En plus de perdre des clients, Michel Prince voit son kilométrage augmenter de manière significative entre sa maison et son travail, séparés par l’autoroute 20. Alors qu’il n’était auparavant qu’à un kilomètre de son travail, il doit désormais emprunter un détour de plus de 10 kilomètres. Il affirme que plusieurs cultivateurs sont dans la même situation, ainsi séparés de leur terre à bois. « Ça dérange les autobus scolaires, les pompiers, les associations de quads », énumère M. Prince, insatisfait de la solution actuelle des chemins de détour.

« Le pont avait 60 ans, ça se peut qu’il ait été endommagé. Ce qu’on n’accepte pas, c’est qu’on nous dit qu’il n’y aura peut-être pas de reconstruction. Ce pont, il est utile et nécessaire », conclut Michel Prince.

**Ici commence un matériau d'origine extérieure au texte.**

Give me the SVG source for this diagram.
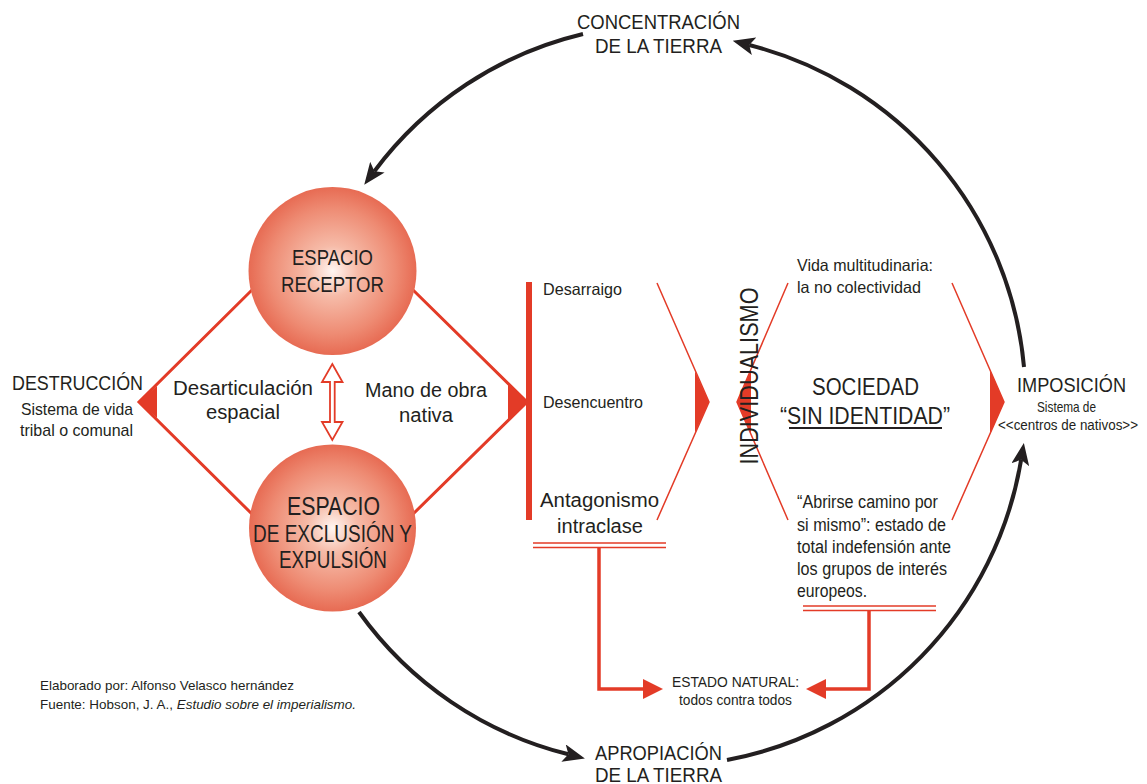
<svg xmlns="http://www.w3.org/2000/svg" width="1147" height="784" viewBox="0 0 1147 784">
<style>
.t{font-family:"Liberation Sans Narrow","Liberation Sans",Arial,sans-serif;fill:#231f20}
.m{text-anchor:middle}
.red{stroke:#e33b27;fill:none}
.redf{fill:#e33b27;stroke:none}
.arc{stroke:#231f20;stroke-width:4;fill:none;marker-end:url(#ah)}
</style>
<defs>
<radialGradient id="g" cx="50%" cy="50%" r="50%" fx="50%" fy="50%">
<stop offset="0" stop-color="#fff6f2"/>
<stop offset="0.3" stop-color="#f6bba8"/>
<stop offset="0.75" stop-color="#ee8b73"/>
<stop offset="1" stop-color="#e76b53"/>
</radialGradient>
<marker id="ah" viewBox="0 0 22 18" markerWidth="22" markerHeight="18" refX="5" refY="9" orient="auto" markerUnits="userSpaceOnUse">
<path d="M0,0 L22,9 L0,18 L5,9 Z" fill="#231f20"/>
</marker>
</defs>
<rect width="1147" height="784" fill="#ffffff"/>

<g id="connectors">
<path class="arc" d="M583,34 A366,366 0 0 0 374.4,171.2"/>
<path class="arc" d="M1024,367 A366,366 0 0 0 749.2,45"/>
<path class="arc" d="M359,612 A366,366 0 0 0 568.4,754.3"/>
<path class="arc" d="M727,760 A366,366 0 0 0 1021.1,459.8"/>
<g class="red" stroke-width="3">
<path d="M255,287 L139,402 L255,517"/>
<path d="M410,287 L527,402 L410,517"/>
</g>
<polygon class="redf" points="139,402 157,386 157,418"/>
<polygon class="redf" points="527,402 508,384 508,420"/>
<rect class="redf" x="526" y="282" width="6" height="238"/>
<g class="red" stroke-width="1.5">
<polyline points="657,283 709,402 657,520"/>
<polyline points="788,283 737,402 788,520"/>
<polyline points="952,283 1004,402 952,520"/>
</g>
<polygon class="redf" points="695,371 709,402 695,433"/>
<polygon class="redf" points="737,402 751,370 751,434"/>
<polygon class="redf" points="990,370 1004,402 990,434"/>
<path d="M332.3,364 L342.5,382 L334.7,382 L334.7,422 L342.5,422 L332.3,440 L322,422 L330,422 L330,382 L322,382 Z" fill="#ffffff" stroke="#e33b27" stroke-width="1.8" stroke-linejoin="miter"/>
<g class="red" stroke-width="1.7">
<line x1="533" y1="543" x2="666" y2="543"/>
<line x1="533" y1="547.5" x2="666" y2="547.5"/>
<line x1="803" y1="606" x2="936" y2="606"/>
<line x1="803" y1="610.5" x2="936" y2="610.5"/>
</g>
<g class="red" stroke-width="3.5">
<polyline points="599,548 599,689 645,689"/>
<polyline points="869,611 869,689 824,689"/>
</g>
<polygon class="redf" points="643,679 663,689 643,699"/>
<polygon class="redf" points="826,679 806,689 826,699"/>
</g>

<g id="node-receptor">
<circle cx="332.5" cy="271" r="84" fill="url(#g)"/>
<text class="t m" x="332.5" y="265" font-size="22.5" textLength="81" lengthAdjust="spacingAndGlyphs">ESPACIO</text>
<text class="t m" x="332.5" y="292" font-size="22.5" textLength="103" lengthAdjust="spacingAndGlyphs">RECEPTOR</text>
</g>

<g id="node-exclusion">
<circle cx="332.5" cy="528" r="83.5" fill="url(#g)"/>
<text class="t m" x="333.5" y="515" font-size="26" textLength="93" lengthAdjust="spacingAndGlyphs">ESPACIO</text>
<text class="t m" x="332.5" y="542" font-size="23" textLength="159" lengthAdjust="spacingAndGlyphs">DE EXCLUSIÓN Y</text>
<text class="t m" x="333" y="568" font-size="23" textLength="108" lengthAdjust="spacingAndGlyphs">EXPULSIÓN</text>
</g>

<g id="label-desarticulacion">
<text class="t m" x="243" y="395" font-size="20" textLength="140" lengthAdjust="spacingAndGlyphs">Desarticulación</text>
<text class="t m" x="243" y="419" font-size="20" textLength="74" lengthAdjust="spacingAndGlyphs">espacial</text>
</g>

<g id="label-mano">
<text class="t m" x="426" y="397" font-size="20" textLength="122" lengthAdjust="spacingAndGlyphs">Mano de obra</text>
<text class="t m" x="426" y="422" font-size="20" textLength="54" lengthAdjust="spacingAndGlyphs">nativa</text>
</g>

<g id="node-destruccion">
<text class="t m" x="77.5" y="390" font-size="20" textLength="131" lengthAdjust="spacingAndGlyphs">DESTRUCCIÓN</text>
<text class="t m" x="77" y="415" font-size="17" textLength="112" lengthAdjust="spacingAndGlyphs">Sistema de vida</text>
<text class="t m" x="76.5" y="436" font-size="17" textLength="113" lengthAdjust="spacingAndGlyphs">tribal o comunal</text>
</g>

<g id="node-concentracion">
<text class="t m" x="658.5" y="29" font-size="20.5" textLength="163" lengthAdjust="spacingAndGlyphs">CONCENTRACIÓN</text>
<text class="t m" x="658.5" y="53" font-size="20.5" textLength="127" lengthAdjust="spacingAndGlyphs">DE LA TIERRA</text>
</g>

<g id="node-apropiacion">
<text class="t m" x="658.5" y="760" font-size="20.5" textLength="127" lengthAdjust="spacingAndGlyphs">APROPIACIÓN</text>
<text class="t m" x="658.5" y="782" font-size="20.5" textLength="127" lengthAdjust="spacingAndGlyphs">DE LA TIERRA</text>
</g>

<g id="node-efectos">
<text class="t" x="543" y="295" font-size="16.5" textLength="79" lengthAdjust="spacingAndGlyphs">Desarraigo</text>
<text class="t" x="543" y="408" font-size="16.5" textLength="100" lengthAdjust="spacingAndGlyphs">Desencuentro</text>
<text class="t m" x="599.5" y="507" font-size="19.5" textLength="119" lengthAdjust="spacingAndGlyphs">Antagonismo</text>
<text class="t m" x="600" y="533" font-size="19.5" textLength="86" lengthAdjust="spacingAndGlyphs">intraclase</text>
</g>

<g id="node-individualismo">
<text class="t m" x="758" y="376" font-size="26" transform="rotate(-90 758 376)" textLength="177" lengthAdjust="spacingAndGlyphs">INDIVIDUALISMO</text>
</g>

<g id="node-sociedad">
<text class="t" x="797" y="271" font-size="16.5" textLength="136" lengthAdjust="spacingAndGlyphs">Vida multitudinaria:</text>
<text class="t" x="797" y="293" font-size="16.5" textLength="124" lengthAdjust="spacingAndGlyphs">la no colectividad</text>
<text class="t m" x="865.5" y="395" font-size="23" textLength="107" lengthAdjust="spacingAndGlyphs">SOCIEDAD</text>
<text class="t m" x="865" y="424" font-size="23" textLength="170" lengthAdjust="spacingAndGlyphs">“SIN IDENTIDAD”</text>
<line x1="789" y1="428" x2="942" y2="428" stroke="#231f20" stroke-width="2"/>
<text class="t" x="797" y="508" font-size="18" textLength="141" lengthAdjust="spacingAndGlyphs">“Abrirse camino por</text>
<text class="t" x="797" y="531" font-size="18" textLength="149" lengthAdjust="spacingAndGlyphs">si mismo”: estado de</text>
<text class="t" x="797" y="553" font-size="18" textLength="154" lengthAdjust="spacingAndGlyphs">total indefensión ante</text>
<text class="t" x="797" y="575" font-size="18" textLength="150" lengthAdjust="spacingAndGlyphs">los grupos de interés</text>
<text class="t" x="797" y="597" font-size="18" textLength="70" lengthAdjust="spacingAndGlyphs">europeos.</text>
</g>

<g id="node-imposicion">
<text class="t m" x="1071.5" y="392" font-size="20" textLength="109" lengthAdjust="spacingAndGlyphs">IMPOSICIÓN</text>
<text class="t m" x="1066.5" y="412" font-size="14.5" textLength="59" lengthAdjust="spacingAndGlyphs">Sistema de</text>
<text class="t m" x="1068" y="430" font-size="14" textLength="140" lengthAdjust="spacingAndGlyphs">&lt;&lt;centros de nativos&gt;&gt;</text>
</g>

<g id="node-estado">
<text class="t m" x="735.5" y="687" font-size="14.5" textLength="127" lengthAdjust="spacingAndGlyphs">ESTADO NATURAL:</text>
<text class="t m" x="735.5" y="705" font-size="14.5" textLength="113" lengthAdjust="spacingAndGlyphs">todos contra todos</text>
</g>

<g id="credits">
<text class="t" x="40" y="690" font-size="13" textLength="254" lengthAdjust="spacingAndGlyphs">Elaborado por: Alfonso Velasco hernández</text>
<text class="t" x="40" y="709" font-size="13" textLength="316" lengthAdjust="spacingAndGlyphs">Fuente: Hobson, J. A., <tspan font-style="italic">Estudio sobre el imperialismo.</tspan></text>
</g>
</svg>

De son côté, la Municipalité de Sainte-Eulalie souhaiterait une reconstruction. « Idéalement, on aimerait une reconstruction, mais il faut quand même être logique dans tout ça », avance Gilles Jr Bédard, indiquant que le coût de la reconstruction ne doit pas être disproportionné comparativement aux impacts socio-économiques engendrés par l’absence du pont.

État de la situation

Le ministère des Transports de la Mobilité durable n’a pas encore statué à savoir si le pont d’étagement du rang des Épinettes serait reconstruit ou non.

La décision sera prise à la suite de l’analyse socio-économique en cours. « On va prendre tous les scénarios possibles et tous les éléments liés à ce dossier pour pouvoir prendre une décision, explique Roxanne Pellerin. Le milieu va être rencontré par rapport à cette analyse et l’objectif sera de présenter la démarche, mais aussi recueillir les intérêts de chacun ».

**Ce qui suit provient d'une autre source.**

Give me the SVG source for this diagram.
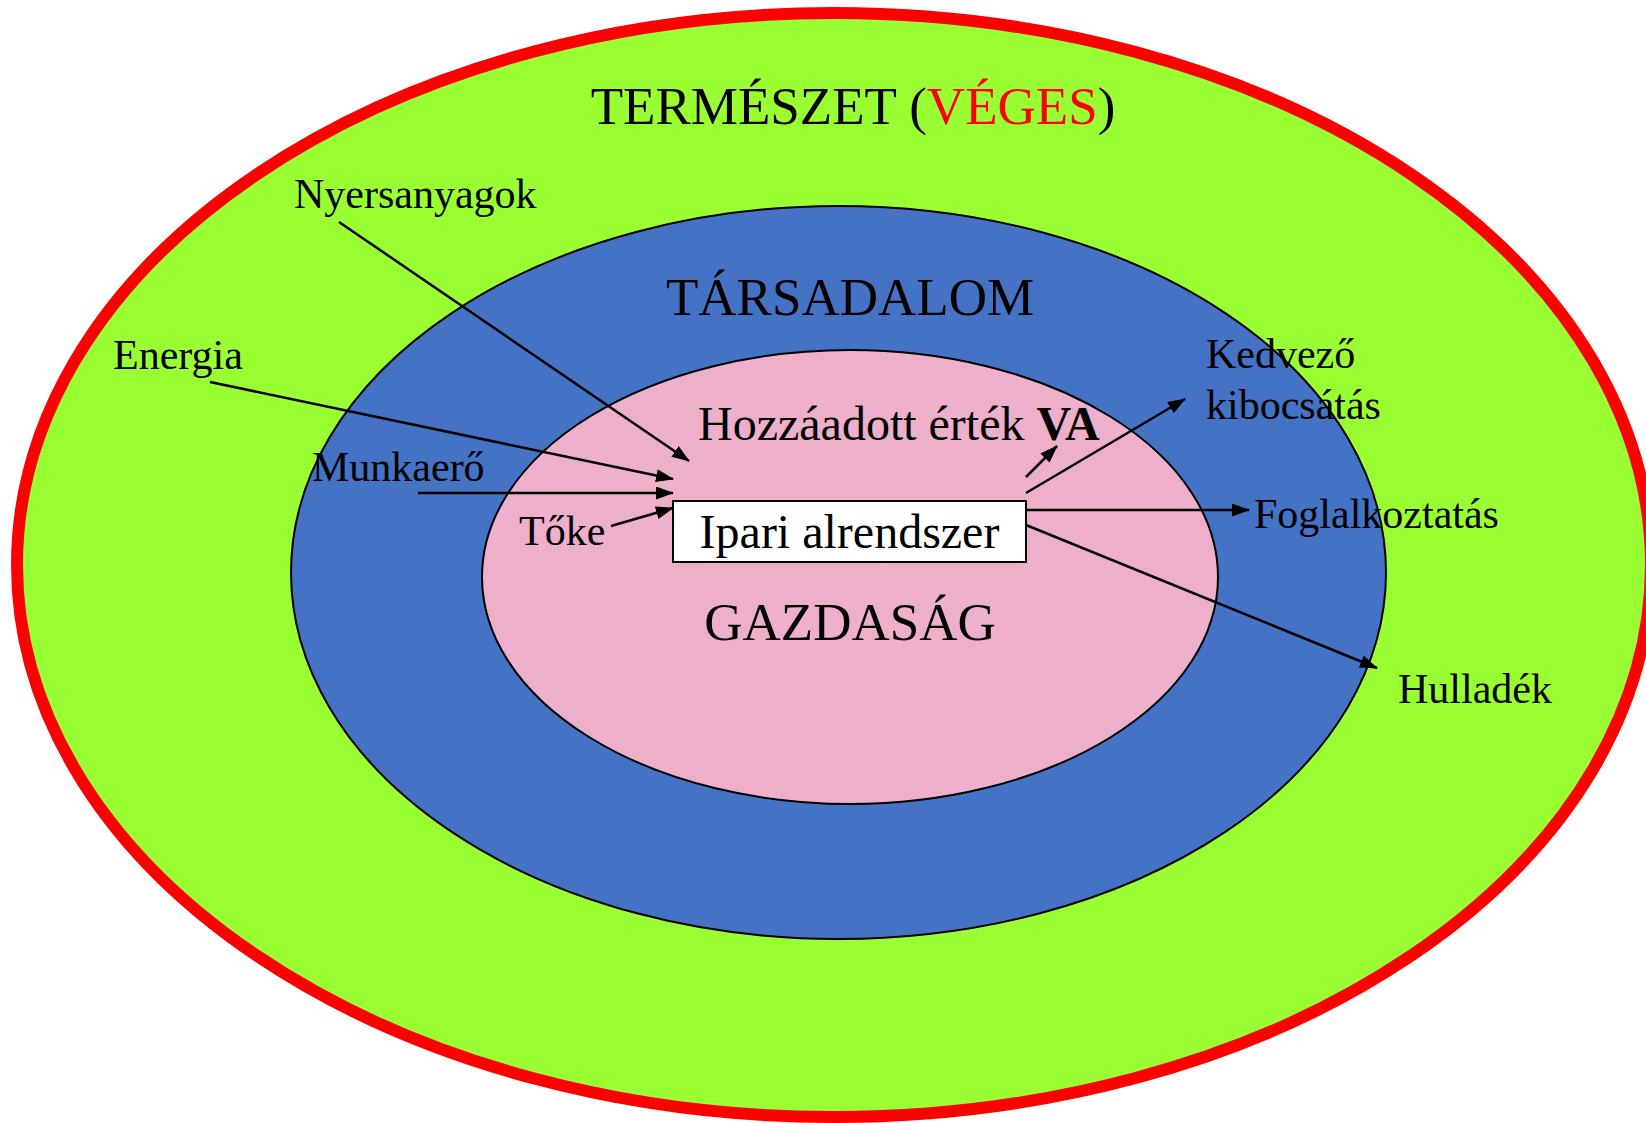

Parmi les données au dossier, on prend en compte le débit journalier moyen annuel (DJMA) de 264 avec 7 % de véhicules lourds.

Le MTQ prendra aussi en compte les résolutions des Municipalités au sujet de la reconstruction de la structure. Tous les points soulevés dans la pétition ont également été portés à l’attention du ministère.

Il n’est pas possible pour le MTQ de s’avancer sur la durée de ces démarches.